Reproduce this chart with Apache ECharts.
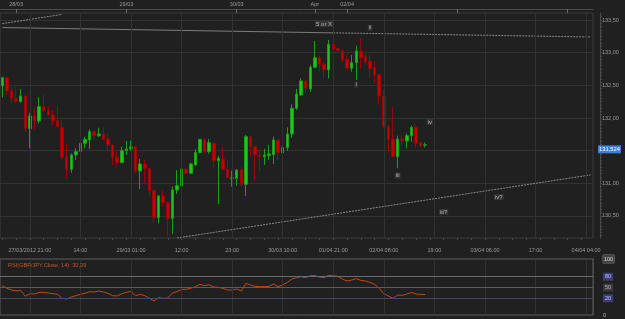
<!DOCTYPE html>
<html>
<head>
<meta charset="utf-8">
<style>
  html, body { margin: 0; padding: 0; background: #202020; }
  #chart { width: 625px; height: 319px; }
</style>
<script src="https://cdn.jsdelivr.net/npm/echarts@6/dist/echarts.min.js"></script>
</head>
<body>
<div id="chart"></div>
<script>
// GBP/JPY hourly candles, [open, close, low, high]
const candles = [
  [132.490, 132.617, 132.316, 132.630], [132.617, 132.418, 132.352, 132.630], [132.418, 132.301, 132.225, 132.480],
  [132.296, 132.260, 132.225, 132.480], [132.250, 132.337, 132.235, 132.444], [132.337, 131.842, 131.791, 132.340],
  [131.837, 132.031, 131.536, 132.082], [132.031, 131.954, 131.816, 132.148], [131.954, 132.174, 131.918, 132.316],
  [132.174, 132.112, 132.097, 132.362], [132.112, 132.046, 132.031, 132.174], [132.046, 131.954, 131.893, 132.123],
  [131.959, 131.867, 131.852, 132.189], [131.857, 131.398, 131.357, 131.970], [131.408, 131.214, 131.077, 131.612],
  [131.214, 131.434, 131.163, 131.459], [131.434, 131.485, 131.357, 131.536], [131.485, 131.612, 131.367, 131.638],
  [131.612, 131.674, 131.536, 131.714], [131.664, 131.791, 131.526, 131.827], [131.791, 131.730, 131.664, 131.800],
  [131.730, 131.755, 131.704, 131.852], [131.755, 131.674, 131.664, 131.857], [131.679, 131.587, 131.485, 131.750],
  [131.587, 131.398, 131.281, 131.590], [131.398, 131.316, 131.255, 131.485], [131.316, 131.500, 131.310, 131.561],
  [131.500, 131.526, 131.434, 131.648], [131.526, 131.561, 131.495, 131.653], [131.561, 131.189, 131.153, 131.565],
  [131.189, 131.296, 130.913, 131.373], [131.296, 131.230, 131.010, 131.367], [131.230, 130.888, 130.796, 131.235],
  [130.888, 130.475, 130.388, 130.890], [130.475, 130.806, 130.388, 130.820], [130.806, 130.704, 130.643, 130.898],
  [130.709, 130.464, 130.184, 130.710], [130.464, 130.898, 130.225, 130.949], [130.898, 130.964, 130.837, 131.204],
  [130.959, 131.220, 130.888, 131.230], [131.220, 131.153, 131.143, 131.225], [131.153, 131.296, 131.143, 131.316],
  [131.281, 131.470, 131.270, 131.521], [131.470, 131.674, 131.460, 131.679], [131.674, 131.485, 131.460, 131.684],
  [131.485, 131.623, 131.450, 131.679], [131.612, 131.347, 131.240, 131.615], [131.347, 131.383, 130.684, 131.418],
  [131.373, 131.214, 131.204, 131.551], [131.214, 131.087, 131.072, 131.357], [131.077, 131.087, 130.949, 131.194],
  [131.077, 131.204, 130.964, 131.214], [131.204, 130.985, 130.949, 131.255], [130.985, 131.714, 130.806, 131.740],
  [131.714, 131.561, 131.408, 131.720], [131.561, 131.434, 131.051, 131.565], [131.434, 131.408, 131.189, 131.510],
  [131.408, 131.434, 131.281, 131.526], [131.424, 131.449, 131.357, 131.587], [131.439, 131.664, 131.296, 131.714],
  [131.664, 131.470, 131.357, 131.674], [131.470, 131.551, 131.347, 131.918], [131.546, 131.755, 131.495, 131.857],
  [131.755, 132.148, 131.699, 132.209], [132.148, 132.367, 132.122, 132.444], [132.352, 132.566, 132.342, 132.607],
  [132.566, 132.454, 132.377, 132.582], [132.444, 132.776, 132.403, 132.811], [132.776, 132.923, 132.760, 133.179],
  [132.923, 132.821, 132.709, 132.954], [132.821, 132.735, 132.607, 132.862], [132.735, 133.128, 132.607, 133.194],
  [133.128, 133.056, 133.026, 133.296], [133.066, 133.031, 133.026, 133.070], [133.031, 132.888, 132.852, 133.035],
  [132.900, 132.760, 132.750, 132.964], [132.760, 132.847, 132.709, 132.964], [132.847, 133.026, 132.582, 133.107],
  [133.026, 132.923, 132.760, 133.230], [132.939, 132.862, 132.811, 132.990], [132.872, 132.760, 132.607, 132.964],
  [132.776, 132.658, 132.530, 132.862], [132.668, 132.337, 132.199, 132.670], [132.337, 131.867, 131.842, 132.429],
  [131.867, 131.673, 131.459, 131.893], [131.679, 131.408, 131.393, 132.173], [131.408, 131.679, 131.230, 131.730],
  [131.679, 131.653, 131.577, 131.750], [131.648, 131.730, 131.536, 131.765], [131.730, 131.857, 131.637, 131.882],
  [131.857, 131.612, 131.551, 131.903], [131.622, 131.577, 131.551, 131.625], [131.585, 131.590, 131.551, 131.625]
];

// RSI(14) per candle
const rsi = [
  55.1, 47.7, 43.0, 40.2, 42.1, 25.4, 32.8, 31.9, 36.5, 36.5, 34.7, 32.8, 31.0, 19.9, 18.0, 23.6,
  27.3, 31.0, 33.8, 38.4, 37.5, 40.2, 37.5, 33.8, 27.3, 26.4, 32.8, 36.5, 39.3, 27.3, 31.0, 27.3,
  19.9, 12.5, 21.7, 19.9, 20.8, 34.7, 38.4, 44.9, 44.9, 47.7, 52.3, 58.8, 55.1, 57.8, 51.4, 50.4,
  47.7, 43.0, 43.0, 45.8, 40.2, 61.5, 56.9, 53.2, 52.3, 52.3, 53.2, 59.7, 52.3, 56.9, 64.3, 73.6,
  77.3, 80.1, 77.3, 82.8, 82.8, 79.1, 77.3, 83.8, 82.8, 81.0, 73.6, 68.0, 70.8, 74.5, 69.9, 68.0,
  64.3, 58.8, 47.7, 32.8, 26.4, 19.9, 29.1, 28.2, 31.9, 36.5, 31.9, 31.0, 30.4
];

// chart has room for this many hourly slots (data + empty future)
const slotCount = 129;

// bottom time axis
const timeTickIdx = [6, 17, 28, 39, 50, 61, 72, 83, 94, 105, 116, 127];
const timeTickLabels = ['27/03/2012 21:00', '14:00', '29/03 01:00', '12:00', '23:00', '30/03 10:00',
  '01/04 21:00', '02/04 08:00', '19:00', '03/04 06:00', '17:00', '04/04 04:00'];

// top date axis
const dayTickIdx = [3, 27, 51, 68, 75, 99, 123];
const dayTickLabels = ['28/03', '29/03', '30/03', 'Apr', '02/04', '', ''];

// price axis
const priceTicks = [130.5, 131.0, 131.5, 132.0, 132.5, 133.0, 133.5];
const priceMin = 130.163;
const priceMax = 133.607;
const lastPrice = 131.524;

// RSI levels
const rsiLevels = [80, 50, 20];
const rsiEdgeTicks = [0, 100];
const rsiTitle = 'RSI(GBP/JPY.Close, 14): 30,39';

// trend lines [slot, price]
const upperSolid = [[0, 133.384], [72, 133.303]];
const upperDotted = [[72, 133.303], [128, 133.240]];
const topLeftDotted = [[0, 133.444], [13, 133.585]];
const lowerDotted = [[38, 130.163], [128, 131.129]];

// wave labels [slot, price, text]
const waveLabels = [
  [70, 133.44, '5 or X'], [80, 133.38, 'ii'], [77, 132.51, 'i'], [86, 131.12, 'iii'],
  [93, 131.94, 'iv'], [108, 130.79, 'iv?'], [96, 130.56, 'iii?']
];

const categories = Array.from({ length: slotCount }, (_, i) => String(i));
const timeMap = {};
timeTickIdx.forEach((idx, k) => { timeMap[idx] = timeTickLabels[k]; });
const dayMap = {};
dayTickIdx.forEach((idx, k) => { dayMap[idx] = dayTickLabels[k]; });

const font = 'Liberation Sans';
const textColor = '#9a9a9a';
const gridColor = '#323232';
const clear = 'rgba(0,0,0,0)';
const comma = (v, d) => v.toFixed(d).replace('.', ',');

const minorPriceTicks = [];
for (let v = 130.2; v <= 133.6; v += 0.05) minorPriceTicks.push(+v.toFixed(2));

const chart = echarts.init(document.getElementById('chart'));

const vLines = timeTickIdx.map(i => ({ xAxis: i }));

chart.setOption({
  backgroundColor: '#202020',
  animation: false,
  title: {
    text: rsiTitle,
    left: 3, top: 257,
    textStyle: { color: '#c8541e', fontSize: 5.6, fontWeight: 'normal', fontFamily: font }
  },
  grid: [
    { left: 0, right: 32, top: 13, height: 225, show: true, borderColor: '#3c3c3c', borderWidth: 1, backgroundColor: 'transparent' },
    { left: 0, right: 32, top: 259, height: 56, show: true, borderColor: '#5e5e5e', borderWidth: 1, backgroundColor: 'transparent' }
  ],
  xAxis: [
    {
      type: 'category', gridIndex: 0, data: categories, boundaryGap: true, position: 'bottom',
      axisLine: { show: false },
      axisTick: { show: true, alignWithLabel: true, length: 2, interval: i => i % 3 === 0, lineStyle: { color: '#4a4a4a' } },
      axisLabel: {
        interval: i => timeMap[i] !== undefined,
        formatter: (v, i) => timeMap[i] || '',
        color: textColor, fontSize: 5.5, fontFamily: font, margin: 9
      },
      splitLine: { show: false }
    },
    {
      type: 'category', gridIndex: 0, data: categories, boundaryGap: true, position: 'top', offset: 4,
      axisLine: { show: true, lineStyle: { color: '#4a4a4a' } },
      axisTick: { show: true, inside: true, alignWithLabel: true, length: 4, interval: i => dayMap[i] !== undefined, lineStyle: { color: '#6a6a6a' } },
      axisLabel: {
        interval: i => dayMap[i] !== undefined,
        formatter: (v, i) => dayMap[i] || '',
        color: textColor, fontSize: 5.5, fontFamily: font, margin: 2
      },
      splitLine: { show: false }
    },
    {
      type: 'category', gridIndex: 1, data: categories, boundaryGap: true,
      axisLine: { show: false }, axisTick: { show: false }, axisLabel: { show: false }, splitLine: { show: false }
    }
  ],
  yAxis: [
    {
      type: 'value', gridIndex: 0, position: 'right', min: priceMin, max: priceMax,
      axisLine: { show: false },
      axisTick: { show: false, customValues: priceTicks },
      axisLabel: { customValues: priceTicks, formatter: v => comma(v, 2), color: textColor, fontSize: 5.5, fontFamily: font, margin: 9 },
      splitLine: { show: true, lineStyle: { color: gridColor } }
    },
    {
      type: 'value', gridIndex: 0, position: 'right', offset: 7, min: priceMin, max: priceMax,
      axisLine: { show: true, lineStyle: { color: '#4a4a4a' } },
      axisTick: { show: true, length: 2, customValues: minorPriceTicks, lineStyle: { color: '#4a4a4a' } },
      axisLabel: { show: false },
      splitLine: { show: false }
    },
    {
      type: 'value', gridIndex: 1, position: 'right', min: -26.4, max: 129.2,
      axisLine: { show: false }, axisTick: { show: false },
      axisLabel: {
        customValues: rsiLevels,
        formatter: v => v === 50 ? '{g|' + v + '}' : '{b|' + v + '}',
        margin: 10,
        rich: {
          b: { color: '#c8c8e8', backgroundColor: '#3c3c78', fontSize: 5.5, fontFamily: font, padding: [1, 2] },
          g: { color: '#bdbdbd', backgroundColor: '#3a3a3a', fontSize: 5.5, fontFamily: font, padding: [1, 2] }
        }
      },
      splitLine: { show: false }
    },
    {
      type: 'value', gridIndex: 1, position: 'right', min: 0, max: 100,
      axisLine: { show: true, lineStyle: { color: '#4a4a4a' } }, axisTick: { show: false },
      axisLabel: {
        customValues: rsiEdgeTicks, margin: 10,
        formatter: v => v === 100 ? '{w|100}' : '{p|0}',
        rich: {
          w: { color: '#d8d8d8', backgroundColor: '#444', borderColor: '#777', borderWidth: 0.5, fontSize: 5.5, fontFamily: font, padding: [1, 1] },
          p: { color: '#bdbdbd', fontSize: 5.5, fontFamily: font }
        }
      },
      splitLine: { show: false }
    }
  ],
  series: [
    {
      name: 'GBP/JPY', type: 'candlestick', xAxisIndex: 0, yAxisIndex: 0,
      data: candles, barWidth: 3,
      itemStyle: { color: '#1fc41f', color0: '#c80000', borderColor: '#16a016', borderColor0: '#9a0606', borderWidth: 1 },
      markLine: {
        silent: true, symbol: 'none', animation: false,
        label: { show: false },
        lineStyle: { color: gridColor, type: 'solid', width: 1 },
        data: vLines.concat([{
          yAxis: lastPrice,
          lineStyle: { color: clear },
          label: {
            show: true, position: 'end', distance: 5, formatter: comma(lastPrice, 3),
            color: '#ffffff', backgroundColor: '#3c7fd8', fontSize: 5.8, fontFamily: font, padding: [1, 1]
          }
        }])
      }
    },
    {
      type: 'line', xAxisIndex: 0, yAxisIndex: 0, data: upperSolid, symbol: 'none', silent: true,
      lineStyle: { color: '#7c7c7c', width: 1 }
    },
    {
      type: 'line', xAxisIndex: 0, yAxisIndex: 0, data: upperDotted, symbol: 'none', silent: true,
      lineStyle: { color: '#8a8a8a', width: 1, type: [2, 1] }
    },
    {
      type: 'line', xAxisIndex: 0, yAxisIndex: 0, data: topLeftDotted, symbol: 'none', silent: true,
      lineStyle: { color: '#8a8a8a', width: 1, type: [2, 1] }
    },
    {
      type: 'line', xAxisIndex: 0, yAxisIndex: 0, data: lowerDotted, symbol: 'none', silent: true,
      lineStyle: { color: '#8a8a8a', width: 1, type: [2, 1] }
    },
    {
      type: 'scatter', xAxisIndex: 0, yAxisIndex: 0, silent: true,
      data: waveLabels, symbolSize: 1, itemStyle: { color: clear },
      label: {
        show: true, position: 'inside', formatter: p => p.data[2],
        color: '#cfcfcf', backgroundColor: '#3a3a3a', fontSize: 6, fontFamily: font, padding: [0, 1]
      }
    },
    {
      name: 'RSI', type: 'line', xAxisIndex: 2, yAxisIndex: 2, data: rsi, symbol: 'none', silent: true,
      lineStyle: { color: '#c8460e', width: 1 },
      markLine: {
        silent: true, symbol: 'none', animation: false, label: { show: false },
        data: vLines.map(d => Object.assign({ lineStyle: { color: gridColor, type: 'solid', width: 1 } }, d)).concat([
          { yAxis: rsiLevels[0], lineStyle: { color: '#6c6c6c', type: 'solid', width: 1 } },
          { yAxis: rsiLevels[1], lineStyle: { color: '#5c5c5c', type: 'solid', width: 1 } },
          { yAxis: rsiLevels[2], lineStyle: { color: '#45456c', type: 'solid', width: 1 } }
        ])
      }
    }
  ]
});
</script>
</body>
</html>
- - -
- [PROBLEM TO SOLVE]: Filter the listing for the word "this" and copy every line that holds it.

- [COMPLETED TASK]:
Reproduce this chart with Apache ECharts.
// chart has room for this many hourly slots (data + empty future)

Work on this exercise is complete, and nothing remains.